>> start DATA
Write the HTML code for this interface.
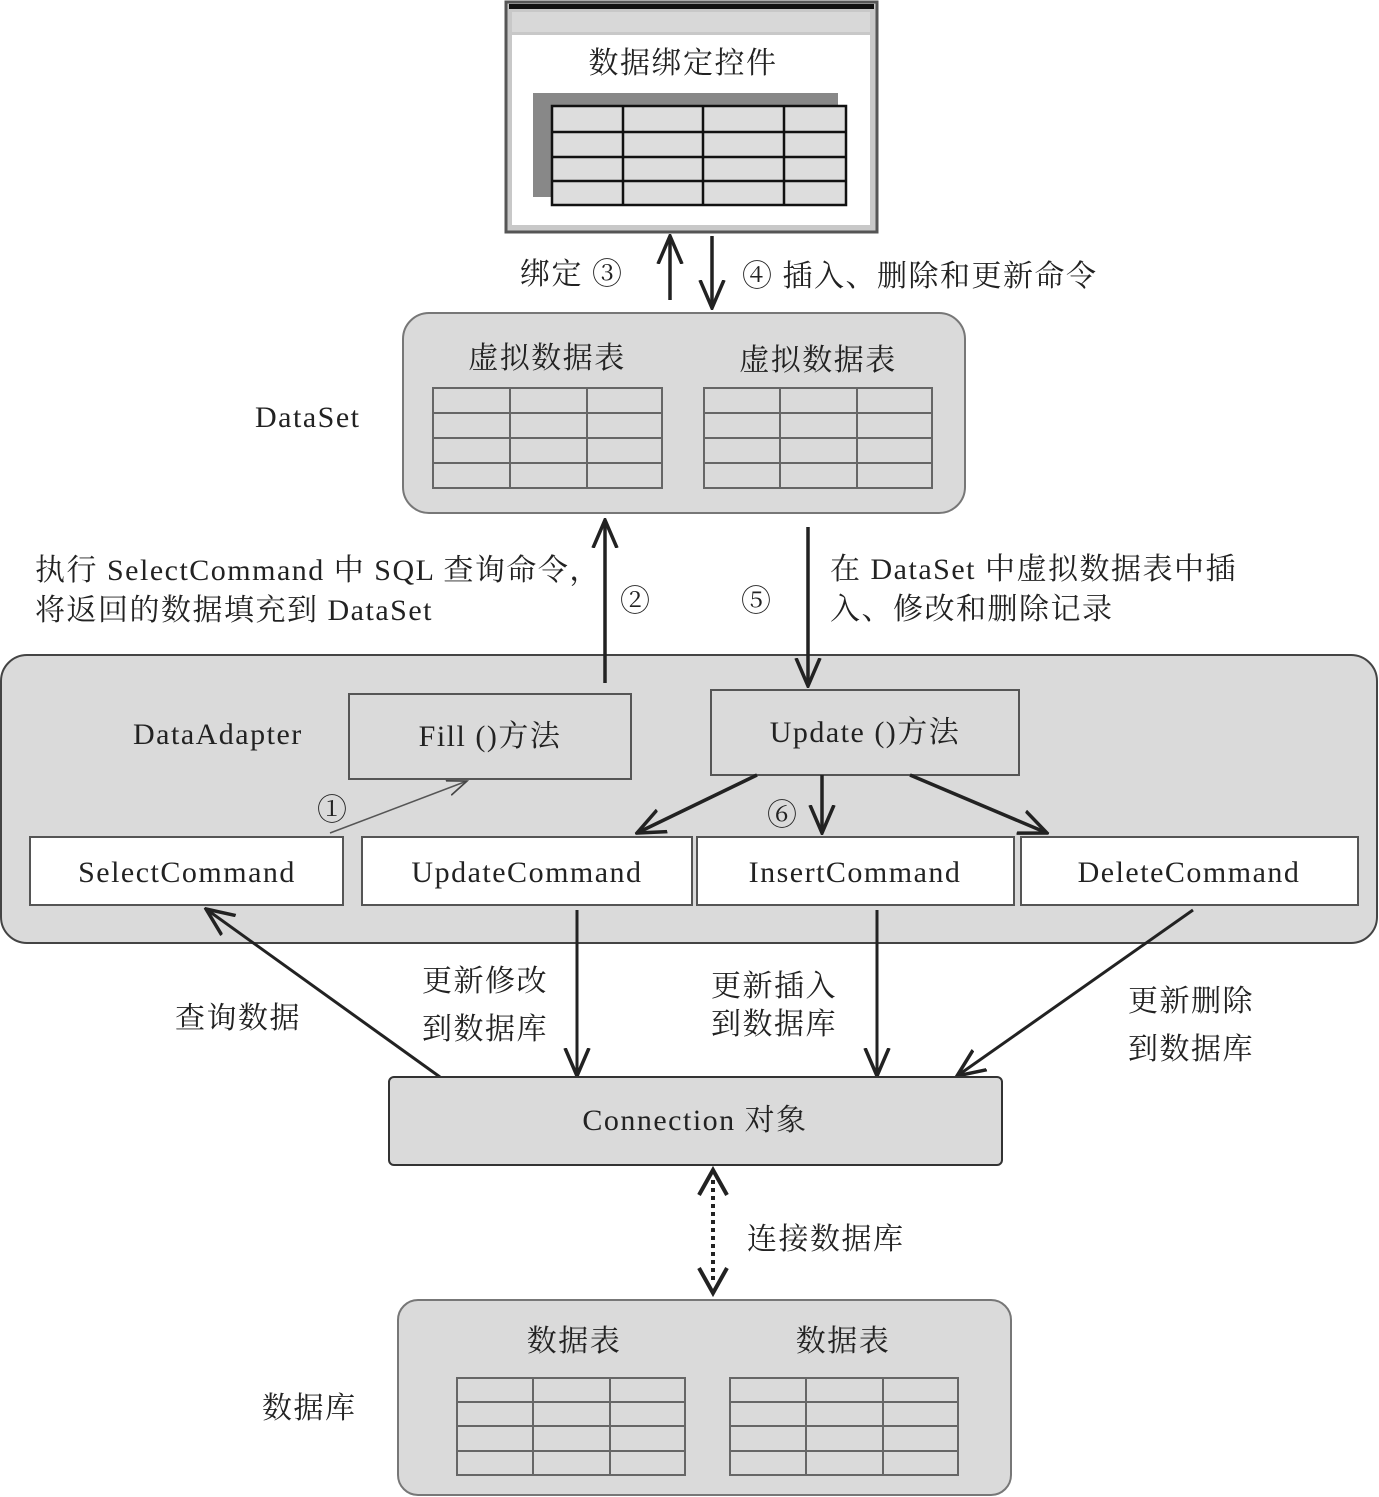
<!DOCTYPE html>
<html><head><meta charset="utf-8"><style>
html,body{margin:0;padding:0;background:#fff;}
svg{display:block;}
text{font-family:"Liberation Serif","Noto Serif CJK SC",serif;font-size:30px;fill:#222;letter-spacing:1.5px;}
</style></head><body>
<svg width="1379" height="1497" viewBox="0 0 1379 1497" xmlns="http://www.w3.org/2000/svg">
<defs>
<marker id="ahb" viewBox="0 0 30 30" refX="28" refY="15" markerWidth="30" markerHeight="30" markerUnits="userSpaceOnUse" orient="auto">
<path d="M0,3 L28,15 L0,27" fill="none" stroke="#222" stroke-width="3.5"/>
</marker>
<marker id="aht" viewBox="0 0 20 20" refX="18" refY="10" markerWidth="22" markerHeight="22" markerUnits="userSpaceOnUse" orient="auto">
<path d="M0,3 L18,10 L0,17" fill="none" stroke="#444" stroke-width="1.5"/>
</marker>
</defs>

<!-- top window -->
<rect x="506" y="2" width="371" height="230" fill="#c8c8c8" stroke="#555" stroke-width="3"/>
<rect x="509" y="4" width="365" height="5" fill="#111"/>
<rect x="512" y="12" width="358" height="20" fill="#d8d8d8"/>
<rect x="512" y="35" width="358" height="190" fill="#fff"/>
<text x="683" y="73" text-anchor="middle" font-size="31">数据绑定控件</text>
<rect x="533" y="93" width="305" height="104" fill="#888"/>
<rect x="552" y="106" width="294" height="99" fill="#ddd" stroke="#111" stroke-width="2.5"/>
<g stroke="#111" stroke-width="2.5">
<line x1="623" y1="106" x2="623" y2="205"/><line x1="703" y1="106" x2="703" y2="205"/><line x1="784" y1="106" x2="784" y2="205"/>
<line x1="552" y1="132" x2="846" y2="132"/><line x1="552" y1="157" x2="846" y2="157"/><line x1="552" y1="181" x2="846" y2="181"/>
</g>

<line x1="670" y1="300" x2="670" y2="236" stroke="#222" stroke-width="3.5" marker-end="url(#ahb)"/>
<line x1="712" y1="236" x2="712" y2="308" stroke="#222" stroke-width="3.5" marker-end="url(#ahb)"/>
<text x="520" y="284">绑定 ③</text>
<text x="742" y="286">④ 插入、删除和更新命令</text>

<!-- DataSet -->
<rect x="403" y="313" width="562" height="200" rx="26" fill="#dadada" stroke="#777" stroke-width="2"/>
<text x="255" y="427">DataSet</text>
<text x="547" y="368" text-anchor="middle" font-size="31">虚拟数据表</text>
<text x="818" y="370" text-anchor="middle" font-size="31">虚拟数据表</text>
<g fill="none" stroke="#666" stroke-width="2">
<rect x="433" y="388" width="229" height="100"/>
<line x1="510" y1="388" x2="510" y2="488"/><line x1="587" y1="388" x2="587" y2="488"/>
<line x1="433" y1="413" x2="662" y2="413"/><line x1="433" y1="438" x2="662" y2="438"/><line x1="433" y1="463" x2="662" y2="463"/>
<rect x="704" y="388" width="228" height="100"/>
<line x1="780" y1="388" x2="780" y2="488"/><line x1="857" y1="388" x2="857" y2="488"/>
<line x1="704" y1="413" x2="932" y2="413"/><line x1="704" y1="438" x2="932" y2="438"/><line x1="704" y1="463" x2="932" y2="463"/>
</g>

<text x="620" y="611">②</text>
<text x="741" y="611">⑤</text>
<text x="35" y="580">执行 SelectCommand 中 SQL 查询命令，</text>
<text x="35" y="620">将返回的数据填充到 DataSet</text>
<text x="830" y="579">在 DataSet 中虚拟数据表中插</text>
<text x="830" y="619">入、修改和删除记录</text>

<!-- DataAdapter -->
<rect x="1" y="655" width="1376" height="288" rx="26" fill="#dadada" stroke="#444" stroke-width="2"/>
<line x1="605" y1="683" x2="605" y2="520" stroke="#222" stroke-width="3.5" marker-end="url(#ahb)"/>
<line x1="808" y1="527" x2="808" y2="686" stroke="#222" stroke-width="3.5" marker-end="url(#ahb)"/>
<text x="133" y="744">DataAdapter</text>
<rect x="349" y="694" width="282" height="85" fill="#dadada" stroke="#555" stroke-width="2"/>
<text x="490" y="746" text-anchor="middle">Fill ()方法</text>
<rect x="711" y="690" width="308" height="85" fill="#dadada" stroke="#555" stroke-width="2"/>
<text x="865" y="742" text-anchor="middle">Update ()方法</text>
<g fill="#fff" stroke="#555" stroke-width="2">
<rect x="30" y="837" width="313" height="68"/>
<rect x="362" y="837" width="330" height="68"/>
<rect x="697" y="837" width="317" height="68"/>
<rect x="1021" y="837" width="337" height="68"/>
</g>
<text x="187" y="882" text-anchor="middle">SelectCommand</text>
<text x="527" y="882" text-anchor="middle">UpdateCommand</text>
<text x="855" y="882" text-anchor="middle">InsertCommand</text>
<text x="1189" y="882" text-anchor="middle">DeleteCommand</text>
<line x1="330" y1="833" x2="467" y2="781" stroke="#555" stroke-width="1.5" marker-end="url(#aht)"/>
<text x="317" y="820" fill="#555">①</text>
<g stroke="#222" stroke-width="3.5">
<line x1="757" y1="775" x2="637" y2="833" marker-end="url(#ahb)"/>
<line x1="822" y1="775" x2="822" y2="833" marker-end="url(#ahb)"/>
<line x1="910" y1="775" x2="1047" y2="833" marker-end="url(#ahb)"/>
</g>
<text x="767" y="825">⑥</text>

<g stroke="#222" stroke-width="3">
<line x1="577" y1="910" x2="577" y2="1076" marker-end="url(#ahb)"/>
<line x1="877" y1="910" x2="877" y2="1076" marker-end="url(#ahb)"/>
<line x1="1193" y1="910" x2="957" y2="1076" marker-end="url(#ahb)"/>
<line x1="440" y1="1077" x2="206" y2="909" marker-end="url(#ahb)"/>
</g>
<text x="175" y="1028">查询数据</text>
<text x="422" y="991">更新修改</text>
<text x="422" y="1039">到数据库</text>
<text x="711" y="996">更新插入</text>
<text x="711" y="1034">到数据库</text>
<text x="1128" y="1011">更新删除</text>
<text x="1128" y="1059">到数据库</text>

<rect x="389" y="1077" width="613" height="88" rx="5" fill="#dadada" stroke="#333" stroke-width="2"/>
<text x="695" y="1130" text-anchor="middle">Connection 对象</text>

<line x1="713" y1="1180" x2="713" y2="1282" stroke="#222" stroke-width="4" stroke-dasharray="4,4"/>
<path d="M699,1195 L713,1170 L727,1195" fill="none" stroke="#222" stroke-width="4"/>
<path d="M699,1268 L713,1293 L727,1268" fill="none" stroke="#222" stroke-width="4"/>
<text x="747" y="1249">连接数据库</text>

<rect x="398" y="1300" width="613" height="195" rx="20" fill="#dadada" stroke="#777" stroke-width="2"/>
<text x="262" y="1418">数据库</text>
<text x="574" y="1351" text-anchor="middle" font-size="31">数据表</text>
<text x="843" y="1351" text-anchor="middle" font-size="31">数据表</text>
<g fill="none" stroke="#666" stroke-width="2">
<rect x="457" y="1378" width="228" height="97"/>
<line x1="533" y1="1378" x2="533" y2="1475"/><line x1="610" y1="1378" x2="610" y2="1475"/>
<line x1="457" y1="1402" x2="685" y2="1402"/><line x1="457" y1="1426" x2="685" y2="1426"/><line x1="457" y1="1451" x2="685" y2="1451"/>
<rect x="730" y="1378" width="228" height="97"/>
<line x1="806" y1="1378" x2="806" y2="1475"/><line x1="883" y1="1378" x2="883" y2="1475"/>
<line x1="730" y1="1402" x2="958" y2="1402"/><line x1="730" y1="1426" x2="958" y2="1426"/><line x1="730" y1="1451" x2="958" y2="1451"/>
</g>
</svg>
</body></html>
>> end DATA
BRIEF » Repeat the full listing above exactly, with no pictures in the copy.

PROBLEM SOLUTION »
Write the HTML code for this interface.
<!DOCTYPE html>
<html><head><meta charset="utf-8"><style>
html,body{margin:0;padding:0;background:#fff;}
svg{display:block;}
text{font-family:"Liberation Serif","Noto Serif CJK SC",serif;font-size:30px;fill:#222;letter-spacing:1.5px;}
</style></head><body>
<svg width="1379" height="1497" viewBox="0 0 1379 1497" xmlns="http://www.w3.org/2000/svg">
<defs>
<marker id="ahb" viewBox="0 0 30 30" refX="28" refY="15" markerWidth="30" markerHeight="30" markerUnits="userSpaceOnUse" orient="auto">
<path d="M0,3 L28,15 L0,27" fill="none" stroke="#222" stroke-width="3.5"/>
</marker>
<marker id="aht" viewBox="0 0 20 20" refX="18" refY="10" markerWidth="22" markerHeight="22" markerUnits="userSpaceOnUse" orient="auto">
<path d="M0,3 L18,10 L0,17" fill="none" stroke="#444" stroke-width="1.5"/>
</marker>
</defs>

<!-- top window -->
<rect x="506" y="2" width="371" height="230" fill="#c8c8c8" stroke="#555" stroke-width="3"/>
<rect x="509" y="4" width="365" height="5" fill="#111"/>
<rect x="512" y="12" width="358" height="20" fill="#d8d8d8"/>
<rect x="512" y="35" width="358" height="190" fill="#fff"/>
<text x="683" y="73" text-anchor="middle" font-size="31">数据绑定控件</text>
<rect x="533" y="93" width="305" height="104" fill="#888"/>
<rect x="552" y="106" width="294" height="99" fill="#ddd" stroke="#111" stroke-width="2.5"/>
<g stroke="#111" stroke-width="2.5">
<line x1="623" y1="106" x2="623" y2="205"/><line x1="703" y1="106" x2="703" y2="205"/><line x1="784" y1="106" x2="784" y2="205"/>
<line x1="552" y1="132" x2="846" y2="132"/><line x1="552" y1="157" x2="846" y2="157"/><line x1="552" y1="181" x2="846" y2="181"/>
</g>

<line x1="670" y1="300" x2="670" y2="236" stroke="#222" stroke-width="3.5" marker-end="url(#ahb)"/>
<line x1="712" y1="236" x2="712" y2="308" stroke="#222" stroke-width="3.5" marker-end="url(#ahb)"/>
<text x="520" y="284">绑定 ③</text>
<text x="742" y="286">④ 插入、删除和更新命令</text>

<!-- DataSet -->
<rect x="403" y="313" width="562" height="200" rx="26" fill="#dadada" stroke="#777" stroke-width="2"/>
<text x="255" y="427">DataSet</text>
<text x="547" y="368" text-anchor="middle" font-size="31">虚拟数据表</text>
<text x="818" y="370" text-anchor="middle" font-size="31">虚拟数据表</text>
<g fill="none" stroke="#666" stroke-width="2">
<rect x="433" y="388" width="229" height="100"/>
<line x1="510" y1="388" x2="510" y2="488"/><line x1="587" y1="388" x2="587" y2="488"/>
<line x1="433" y1="413" x2="662" y2="413"/><line x1="433" y1="438" x2="662" y2="438"/><line x1="433" y1="463" x2="662" y2="463"/>
<rect x="704" y="388" width="228" height="100"/>
<line x1="780" y1="388" x2="780" y2="488"/><line x1="857" y1="388" x2="857" y2="488"/>
<line x1="704" y1="413" x2="932" y2="413"/><line x1="704" y1="438" x2="932" y2="438"/><line x1="704" y1="463" x2="932" y2="463"/>
</g>

<text x="620" y="611">②</text>
<text x="741" y="611">⑤</text>
<text x="35" y="580">执行 SelectCommand 中 SQL 查询命令，</text>
<text x="35" y="620">将返回的数据填充到 DataSet</text>
<text x="830" y="579">在 DataSet 中虚拟数据表中插</text>
<text x="830" y="619">入、修改和删除记录</text>

<!-- DataAdapter -->
<rect x="1" y="655" width="1376" height="288" rx="26" fill="#dadada" stroke="#444" stroke-width="2"/>
<line x1="605" y1="683" x2="605" y2="520" stroke="#222" stroke-width="3.5" marker-end="url(#ahb)"/>
<line x1="808" y1="527" x2="808" y2="686" stroke="#222" stroke-width="3.5" marker-end="url(#ahb)"/>
<text x="133" y="744">DataAdapter</text>
<rect x="349" y="694" width="282" height="85" fill="#dadada" stroke="#555" stroke-width="2"/>
<text x="490" y="746" text-anchor="middle">Fill ()方法</text>
<rect x="711" y="690" width="308" height="85" fill="#dadada" stroke="#555" stroke-width="2"/>
<text x="865" y="742" text-anchor="middle">Update ()方法</text>
<g fill="#fff" stroke="#555" stroke-width="2">
<rect x="30" y="837" width="313" height="68"/>
<rect x="362" y="837" width="330" height="68"/>
<rect x="697" y="837" width="317" height="68"/>
<rect x="1021" y="837" width="337" height="68"/>
</g>
<text x="187" y="882" text-anchor="middle">SelectCommand</text>
<text x="527" y="882" text-anchor="middle">UpdateCommand</text>
<text x="855" y="882" text-anchor="middle">InsertCommand</text>
<text x="1189" y="882" text-anchor="middle">DeleteCommand</text>
<line x1="330" y1="833" x2="467" y2="781" stroke="#555" stroke-width="1.5" marker-end="url(#aht)"/>
<text x="317" y="820" fill="#555">①</text>
<g stroke="#222" stroke-width="3.5">
<line x1="757" y1="775" x2="637" y2="833" marker-end="url(#ahb)"/>
<line x1="822" y1="775" x2="822" y2="833" marker-end="url(#ahb)"/>
<line x1="910" y1="775" x2="1047" y2="833" marker-end="url(#ahb)"/>
</g>
<text x="767" y="825">⑥</text>

<g stroke="#222" stroke-width="3">
<line x1="577" y1="910" x2="577" y2="1076" marker-end="url(#ahb)"/>
<line x1="877" y1="910" x2="877" y2="1076" marker-end="url(#ahb)"/>
<line x1="1193" y1="910" x2="957" y2="1076" marker-end="url(#ahb)"/>
<line x1="440" y1="1077" x2="206" y2="909" marker-end="url(#ahb)"/>
</g>
<text x="175" y="1028">查询数据</text>
<text x="422" y="991">更新修改</text>
<text x="422" y="1039">到数据库</text>
<text x="711" y="996">更新插入</text>
<text x="711" y="1034">到数据库</text>
<text x="1128" y="1011">更新删除</text>
<text x="1128" y="1059">到数据库</text>

<rect x="389" y="1077" width="613" height="88" rx="5" fill="#dadada" stroke="#333" stroke-width="2"/>
<text x="695" y="1130" text-anchor="middle">Connection 对象</text>

<line x1="713" y1="1180" x2="713" y2="1282" stroke="#222" stroke-width="4" stroke-dasharray="4,4"/>
<path d="M699,1195 L713,1170 L727,1195" fill="none" stroke="#222" stroke-width="4"/>
<path d="M699,1268 L713,1293 L727,1268" fill="none" stroke="#222" stroke-width="4"/>
<text x="747" y="1249">连接数据库</text>

<rect x="398" y="1300" width="613" height="195" rx="20" fill="#dadada" stroke="#777" stroke-width="2"/>
<text x="262" y="1418">数据库</text>
<text x="574" y="1351" text-anchor="middle" font-size="31">数据表</text>
<text x="843" y="1351" text-anchor="middle" font-size="31">数据表</text>
<g fill="none" stroke="#666" stroke-width="2">
<rect x="457" y="1378" width="228" height="97"/>
<line x1="533" y1="1378" x2="533" y2="1475"/><line x1="610" y1="1378" x2="610" y2="1475"/>
<line x1="457" y1="1402" x2="685" y2="1402"/><line x1="457" y1="1426" x2="685" y2="1426"/><line x1="457" y1="1451" x2="685" y2="1451"/>
<rect x="730" y="1378" width="228" height="97"/>
<line x1="806" y1="1378" x2="806" y2="1475"/><line x1="883" y1="1378" x2="883" y2="1475"/>
<line x1="730" y1="1402" x2="958" y2="1402"/><line x1="730" y1="1426" x2="958" y2="1426"/><line x1="730" y1="1451" x2="958" y2="1451"/>
</g>
</svg>
</body></html>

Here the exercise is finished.